- IATA: IPE; ICAO: RPMV;

Summary
- Airport type: Public
- Operator: Civil Aviation Authority of the Philippines
- Serves: Ipil, Zamboanga Sibugay
- Location: Barangay Sanito, Ipil, Zamboanga Sibugay
- Elevation AMSL: 16 m / 52 ft
- Coordinates: 07°47′10.10″N 122°36′4.10″E﻿ / ﻿7.7861389°N 122.6011389°E
- Interactive map of Ipil Airport

Runways
| Direction | Length |  | Surface |
| m | ft |
| 16/34 | 1,200 | 3,150 | Concrete |

= Ipil Airport =

Airport in Ipil, Zamboanga Sibugay, Philippines

Ipil Airport is an airport serving the general area of Ipil, the capital of the province of Zamboanga Sibugay in the Philippines. It is one of the two airports in the province, the other is Malangas Airfield. It is classified as a community airport by the Civil Aviation Authority of the Philippines, a body of the Department of Transportation that is responsible for the operations of not only this airport but also of all other airports in the Philippines except the major international airports.

==Future expansion==
A ninety-million peso expansion project was launched by the Philippine government in February 2009 to upgrade and improve the airport's facilities.
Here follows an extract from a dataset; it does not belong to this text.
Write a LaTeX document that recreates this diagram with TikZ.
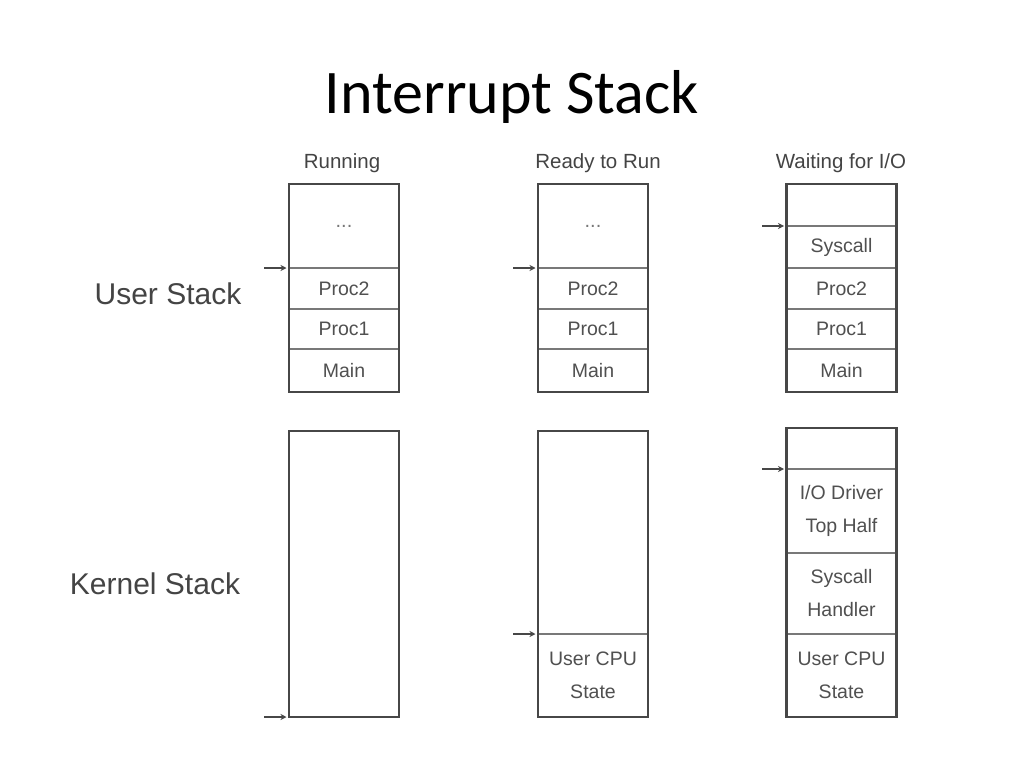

The project is divided into two stages, with the result being a 1.2-kilometer runway with a taxiway, apron and terminal building, with the possibility of the runway being as long as two kilometers. Once complete, the airport will be able to support small passenger and cargo planes, while at the same time serving as a reliever airport for Zamboanga International Airport in Zamboanga City.